** START OF DATA BLOCK **

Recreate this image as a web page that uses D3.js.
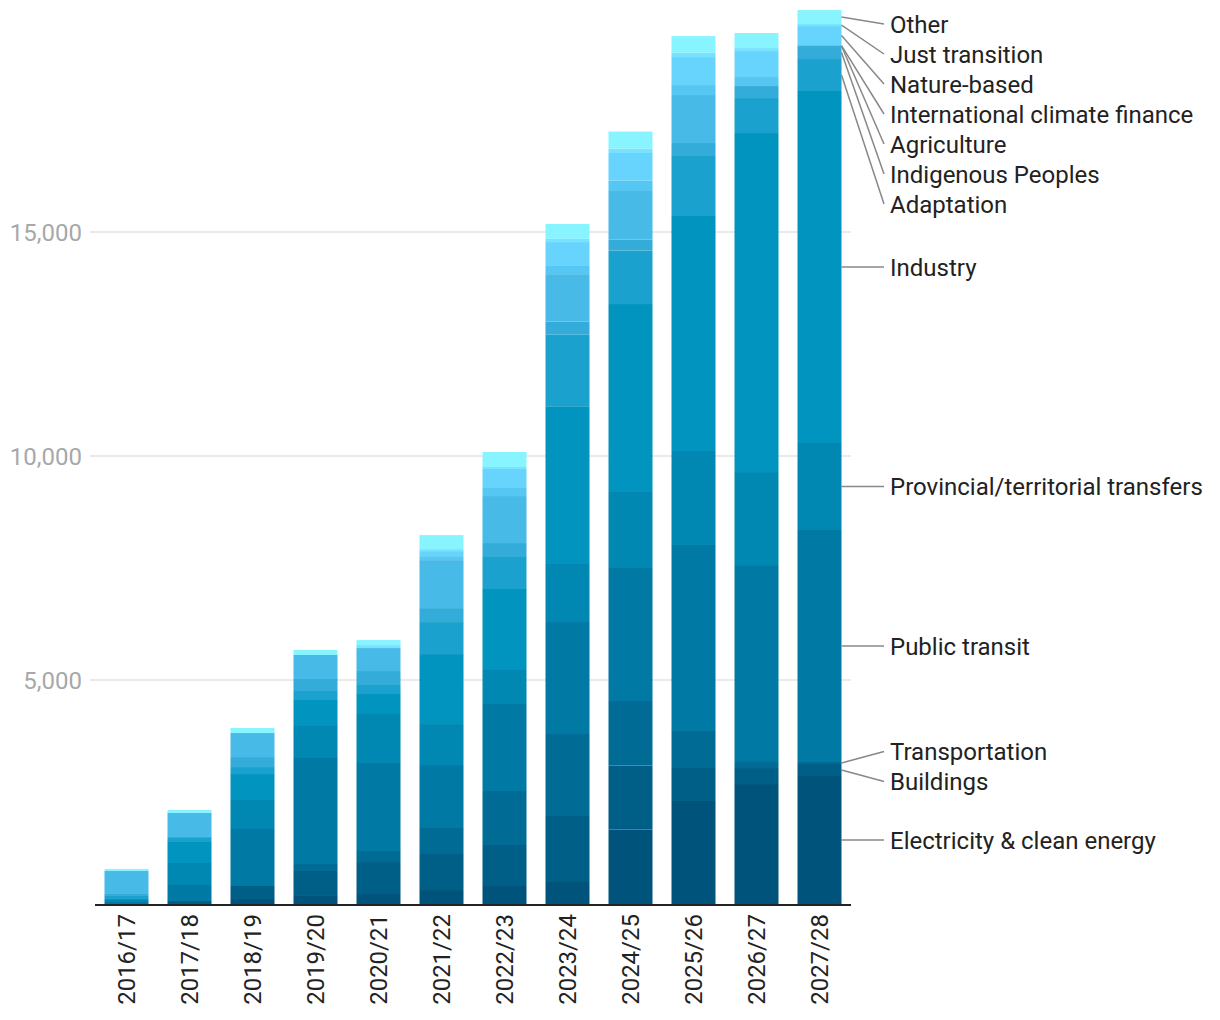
<!DOCTYPE html>
<html><head><meta charset="utf-8">
<script src="https://cdn.jsdelivr.net/npm/d3@7"></script>
<style>
body{margin:0;background:#fff;}
text{font-family:Roboto,"Noto Sans",sans-serif;}
</style>
</head><body>
<svg id="chart" width="1220" height="1020"></svg>
<script>
// ---- data ----
const years = ["2016/17","2017/18","2018/19","2019/20","2020/21","2021/22","2022/23","2023/24","2024/25","2025/26","2026/27","2027/28"];
const seriesNames = ["Electricity & clean energy","Buildings","Transportation","Public transit","Provincial/territorial transfers","Industry","Adaptation","Indigenous Peoples","Agriculture","International climate finance","Nature-based","Just transition","Other"];
const electricity    = [0,   0,   112, 179, 223, 312, 402, 491, 1663, 2299, 2678, 2857];
const buildings      = [0,   67,  290, 558, 714, 804, 915, 1473, 1428, 737, 357, 268];
const transportation = [0,   0,   0,   156, 246, 580, 1205, 1830, 1440, 826, 156, 45];
const publicTransit  = [45,  357, 1272, 2366, 1964, 1406, 1942, 2500, 2969, 4152, 4375, 5178];
const provincial     = [45,  491, 647, 714, 1094, 915, 759, 1295, 1696, 2098, 2076, 1942];
const industry       = [22,  469, 580, 580, 446, 1562, 1808, 3522, 4196, 5245, 7567, 7857];
const adaptation     = [67,  89,  156, 201, 201, 714, 714, 1596, 1194, 1339, 781, 714];
const indigenous     = [45,  22,  223, 268, 312, 312, 312, 292, 246, 290, 268, 290];
const agriculture    = [513, 536, 536, 536, 513, 1071, 1049, 1060, 1083, 1071, 0, 0];
const climateFinance = [0,   0,   0,   0,   0,   89,  179, 183, 234, 223, 201, 22];
const natureBased    = [0,   0,   0,   0,   0,   112, 424, 533, 614, 625, 580, 424];
const justTransition = [0,   0,   0,   0,   67,  45,  45,  71,  100, 96,  67,  45];
const other          = [45,  67,  112, 112, 112, 312, 335, 333, 379, 372, 335, 312];
const colors = ["#00547b","#005f87","#006c96","#0079a5","#0087b2","#0094bf","#1aa1cd","#33acd9","#47bae7","#56c6f3","#66d4fc","#77e3fe","#88f4ff"];
const yTicks = [5000, 10000, 15000];

const seriesValues = [electricity,buildings,transportation,publicTransit,provincial,industry,adaptation,indigenous,agriculture,climateFinance,natureBased,justTransition,other];
const rows = years.map((yr,i)=>{ const r={year:yr}; seriesNames.forEach((n,k)=>r[n]=seriesValues[k][i]); return r; });

// ---- layout ----
const svg = d3.select("#chart");
const left = 95, right = 851, base = 904;
const x = d3.scaleBand().domain(years).range([left,right]).paddingInner(0.3016).paddingOuter(0.1508);
const y = d3.scaleLinear().domain([0,15000]).range([base,232]);

// grid
svg.append("g").selectAll("line").data(yTicks).join("line")
  .attr("x1",90).attr("x2",right).attr("y1",d=>y(d)).attr("y2",d=>y(d))
  .attr("stroke","#e3e3e3").attr("stroke-width",1.5);
svg.append("g").selectAll("text").data(yTicks).join("text")
  .attr("x",82).attr("y",d=>y(d)).attr("dy","0.36em").attr("text-anchor","end")
  .attr("fill","#a8a8a8").attr("font-size",24).text(d3.format(","));

// bars
const stack = d3.stack().keys(seriesNames)(rows);
svg.append("g").selectAll("g").data(stack).join("g")
  .attr("fill",(d,i)=>colors[i])
  .selectAll("rect").data(d=>d).join("rect")
  .attr("x",d=>x(d.data.year)).attr("width",x.bandwidth())
  .attr("y",d=>y(d[1])).attr("height",d=>Math.max(0,y(d[0])-y(d[1])));

// baseline
svg.append("line").attr("x1",left).attr("x2",right).attr("y1",base+1).attr("y2",base+1)
  .attr("stroke","#222").attr("stroke-width",2);

// x labels
svg.append("g").selectAll("text").data(years).join("text")
  .attr("transform",d=>`translate(${x(d)+x.bandwidth()/2},914) rotate(-90)`)
  .attr("dy","0.36em").attr("text-anchor","end").attr("fill","#222").attr("font-size",24).text(d=>d);

// labels for last bar
const lastYear = years[years.length-1];
const barRight = x(lastYear)+x.bandwidth();
const labels = stack.map((s,i)=>{ const d=s[s.length-1]; const m=(y(d[0])+y(d[1]))/2; return {name:seriesNames[i], anchor:m, ly:m}; });
labels.sort((a,b)=>a.anchor-b.anchor);
const gap = 30, minY = 24;
for(let it=0; it<500; it++){
  for(let i=1;i<labels.length;i++){
    const ov = gap-(labels[i].ly-labels[i-1].ly);
    if(ov>0){ labels[i-1].ly-=ov/2; labels[i].ly+=ov/2; }
  }
  labels.forEach(l=>{ if(l.ly<minY) l.ly=minY; });
}
const lg = svg.append("g");
lg.selectAll("line").data(labels).join("line")
  .attr("x1",barRight).attr("y1",d=>d.anchor).attr("x2",884).attr("y2",d=>d.ly)
  .attr("stroke","#888").attr("stroke-width",1.5);
lg.selectAll("text").data(labels).join("text")
  .attr("x",890).attr("y",d=>d.ly).attr("dy","0.36em").attr("fill","#222").attr("font-size",24).text(d=>d.name);
</script>
</body></html>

** END OF DATA BLOCK **

> [TASK STATEMENT]: Return the whole listing, word for word, and leave out every picture.

> [TASK SOLUTION]:
Recreate this image as a web page that uses D3.js.
<!DOCTYPE html>
<html><head><meta charset="utf-8">
<script src="https://cdn.jsdelivr.net/npm/d3@7"></script>
<style>
body{margin:0;background:#fff;}
text{font-family:Roboto,"Noto Sans",sans-serif;}
</style>
</head><body>
<svg id="chart" width="1220" height="1020"></svg>
<script>
// ---- data ----
const years = ["2016/17","2017/18","2018/19","2019/20","2020/21","2021/22","2022/23","2023/24","2024/25","2025/26","2026/27","2027/28"];
const seriesNames = ["Electricity & clean energy","Buildings","Transportation","Public transit","Provincial/territorial transfers","Industry","Adaptation","Indigenous Peoples","Agriculture","International climate finance","Nature-based","Just transition","Other"];
const electricity    = [0,   0,   112, 179, 223, 312, 402, 491, 1663, 2299, 2678, 2857];
const buildings      = [0,   67,  290, 558, 714, 804, 915, 1473, 1428, 737, 357, 268];
const transportation = [0,   0,   0,   156, 246, 580, 1205, 1830, 1440, 826, 156, 45];
const publicTransit  = [45,  357, 1272, 2366, 1964, 1406, 1942, 2500, 2969, 4152, 4375, 5178];
const provincial     = [45,  491, 647, 714, 1094, 915, 759, 1295, 1696, 2098, 2076, 1942];
const industry       = [22,  469, 580, 580, 446, 1562, 1808, 3522, 4196, 5245, 7567, 7857];
const adaptation     = [67,  89,  156, 201, 201, 714, 714, 1596, 1194, 1339, 781, 714];
const indigenous     = [45,  22,  223, 268, 312, 312, 312, 292, 246, 290, 268, 290];
const agriculture    = [513, 536, 536, 536, 513, 1071, 1049, 1060, 1083, 1071, 0, 0];
const climateFinance = [0,   0,   0,   0,   0,   89,  179, 183, 234, 223, 201, 22];
const natureBased    = [0,   0,   0,   0,   0,   112, 424, 533, 614, 625, 580, 424];
const justTransition = [0,   0,   0,   0,   67,  45,  45,  71,  100, 96,  67,  45];
const other          = [45,  67,  112, 112, 112, 312, 335, 333, 379, 372, 335, 312];
const colors = ["#00547b","#005f87","#006c96","#0079a5","#0087b2","#0094bf","#1aa1cd","#33acd9","#47bae7","#56c6f3","#66d4fc","#77e3fe","#88f4ff"];
const yTicks = [5000, 10000, 15000];

const seriesValues = [electricity,buildings,transportation,publicTransit,provincial,industry,adaptation,indigenous,agriculture,climateFinance,natureBased,justTransition,other];
const rows = years.map((yr,i)=>{ const r={year:yr}; seriesNames.forEach((n,k)=>r[n]=seriesValues[k][i]); return r; });

// ---- layout ----
const svg = d3.select("#chart");
const left = 95, right = 851, base = 904;
const x = d3.scaleBand().domain(years).range([left,right]).paddingInner(0.3016).paddingOuter(0.1508);
const y = d3.scaleLinear().domain([0,15000]).range([base,232]);

// grid
svg.append("g").selectAll("line").data(yTicks).join("line")
  .attr("x1",90).attr("x2",right).attr("y1",d=>y(d)).attr("y2",d=>y(d))
  .attr("stroke","#e3e3e3").attr("stroke-width",1.5);
svg.append("g").selectAll("text").data(yTicks).join("text")
  .attr("x",82).attr("y",d=>y(d)).attr("dy","0.36em").attr("text-anchor","end")
  .attr("fill","#a8a8a8").attr("font-size",24).text(d3.format(","));

// bars
const stack = d3.stack().keys(seriesNames)(rows);
svg.append("g").selectAll("g").data(stack).join("g")
  .attr("fill",(d,i)=>colors[i])
  .selectAll("rect").data(d=>d).join("rect")
  .attr("x",d=>x(d.data.year)).attr("width",x.bandwidth())
  .attr("y",d=>y(d[1])).attr("height",d=>Math.max(0,y(d[0])-y(d[1])));

// baseline
svg.append("line").attr("x1",left).attr("x2",right).attr("y1",base+1).attr("y2",base+1)
  .attr("stroke","#222").attr("stroke-width",2);

// x labels
svg.append("g").selectAll("text").data(years).join("text")
  .attr("transform",d=>`translate(${x(d)+x.bandwidth()/2},914) rotate(-90)`)
  .attr("dy","0.36em").attr("text-anchor","end").attr("fill","#222").attr("font-size",24).text(d=>d);

// labels for last bar
const lastYear = years[years.length-1];
const barRight = x(lastYear)+x.bandwidth();
const labels = stack.map((s,i)=>{ const d=s[s.length-1]; const m=(y(d[0])+y(d[1]))/2; return {name:seriesNames[i], anchor:m, ly:m}; });
labels.sort((a,b)=>a.anchor-b.anchor);
const gap = 30, minY = 24;
for(let it=0; it<500; it++){
  for(let i=1;i<labels.length;i++){
    const ov = gap-(labels[i].ly-labels[i-1].ly);
    if(ov>0){ labels[i-1].ly-=ov/2; labels[i].ly+=ov/2; }
  }
  labels.forEach(l=>{ if(l.ly<minY) l.ly=minY; });
}
const lg = svg.append("g");
lg.selectAll("line").data(labels).join("line")
  .attr("x1",barRight).attr("y1",d=>d.anchor).attr("x2",884).attr("y2",d=>d.ly)
  .attr("stroke","#888").attr("stroke-width",1.5);
lg.selectAll("text").data(labels).join("text")
  .attr("x",890).attr("y",d=>d.ly).attr("dy","0.36em").attr("fill","#222").attr("font-size",24).text(d=>d.name);
</script>
</body></html>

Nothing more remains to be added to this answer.